1983年に開通したマタディ橋 Photo: JICA

1979年に起工し、1983年に完成、開通したマタディ橋の建設には、日本の最新技術が集結されている。

「マタディ橋が計画された時期、日本では本州四国連絡橋(参照:本州と四国を結ぶ夢の架け橋「瀬戸大橋」)の設計や建設の技術的課題について産官学で調査・研究が実施されていました。列車用線路と道路を併用させる構造とすることや、狭水路部に架橋するという設計が、瀬戸大橋を構成する下津井瀬戸大橋の吊り橋という形式や地形条件と類似することから、相似の形式が適用されました。ほかにも、耐風設計手法など本州四国連絡橋の技術研究の成果が随所に活かされています」

マタディ橋の上部構造(2014年撮影) Photo: 柚木世治

大規模な橋梁事業だったが、予定より14ヶ月も工期を短縮して完成することができ、高い評価を得た。「工期を大幅に短縮できた要因として、 プロジェクトの 施工を担当した日本企業が積極的に最新機器を導入したことと同時に、現地で雇い入れたとび職**の働きも大きく貢献していると思います。当時は瀬戸大橋建設の最盛期も迫っていたので、彼らを日本へ連れて帰りたいと冗談交じりに話をしたものです」

工事完了を祝う、日本人スタッフとOEBKスタッフ Photo: 辰巳正明

また、実際の運用を担ったOEBKのコンゴ技術者の優秀さも際立っていたという。

「1991年にキンシャサ暴動が発生して以降、約20年間日本からの現地支援が途絶えました。この間、現地の主要技術者であったマディアタ氏、カロンボ氏を中心にマタディ橋は維持管理され続けました。私も支援が再開した2012年にケーブル調査のために現地を訪れましたが、再塗装を終えたマタディ橋が完成時と変わらぬ姿で立派に維持管理されているのを見た時には感動しました。まさに彼らの橋に対する情熱と忍耐強い努力の賜物と言えるでしょう」

日本の専門家から維持管理の技術を学び、橋梁の点検をする現地スタッフ Photo: IHIインフラシステム

2023年6月にはコンゴ川右岸の架橋記念公園で、マタディ橋開通40周年を祝う式典が開催された。
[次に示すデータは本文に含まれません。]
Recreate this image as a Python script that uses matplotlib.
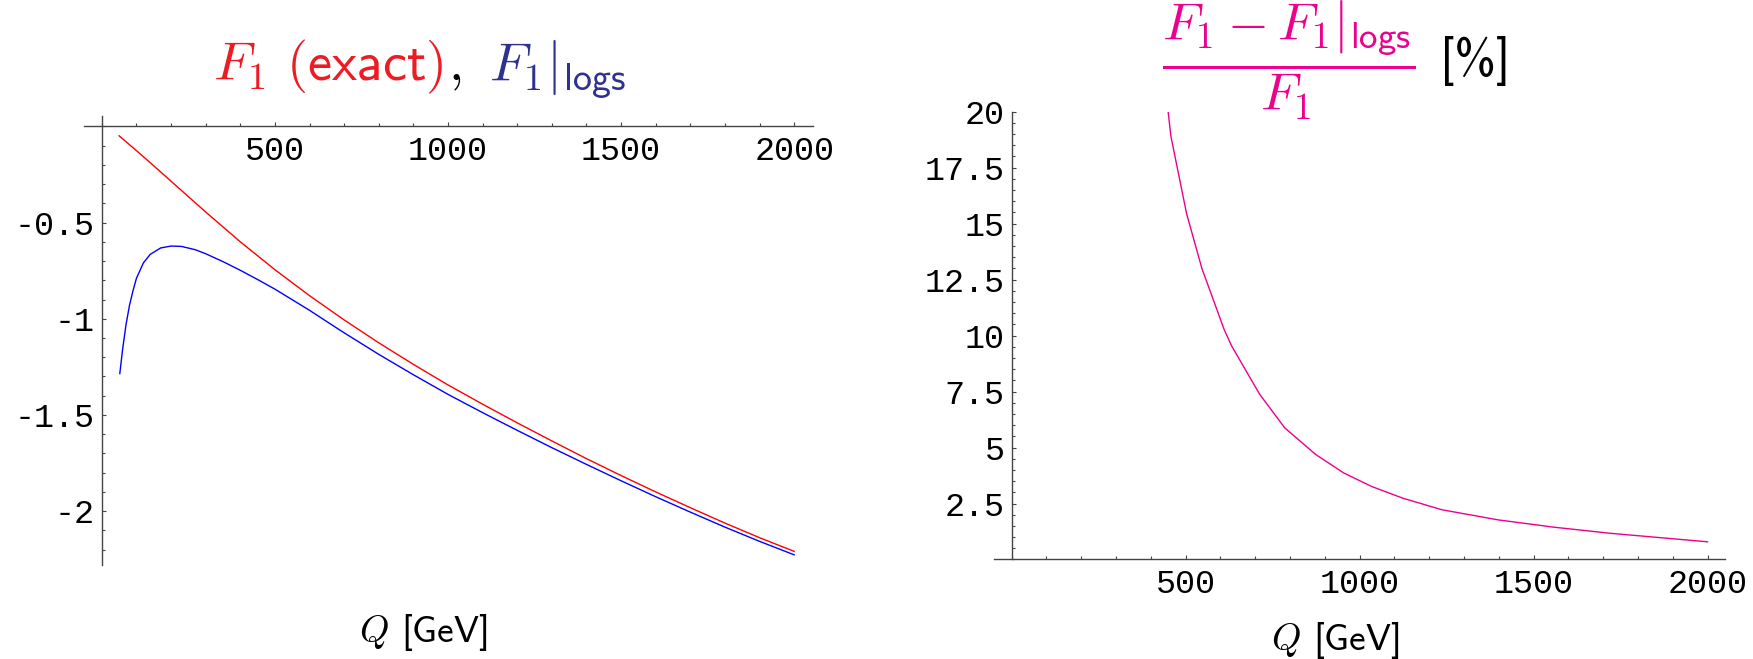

「当時のプロジェクトに携わった人たちは現場を離れましたが、コンゴと日本の友好の象徴であるマタディ橋が、50周年、さらには100周年と、今後とも継続して祝っていけるように、コンゴと日本の若い技術者たちが、お互いにコミュニケーションをはかりながら事業協力を続けていってほしいと切に願っています」

* アフリカ南部のザンビアからコンゴ民主共和国にかけて、長さ約500km,幅約80kmにおよぶ世界有数の銅鉱床地帯。世界の陸上銅資源の約1割余りを埋蔵していると推定されている。
** 日本の建設業において、高所での作業を専門とする技能職。鳶(とび)、鳶の者、鳶工とも言う。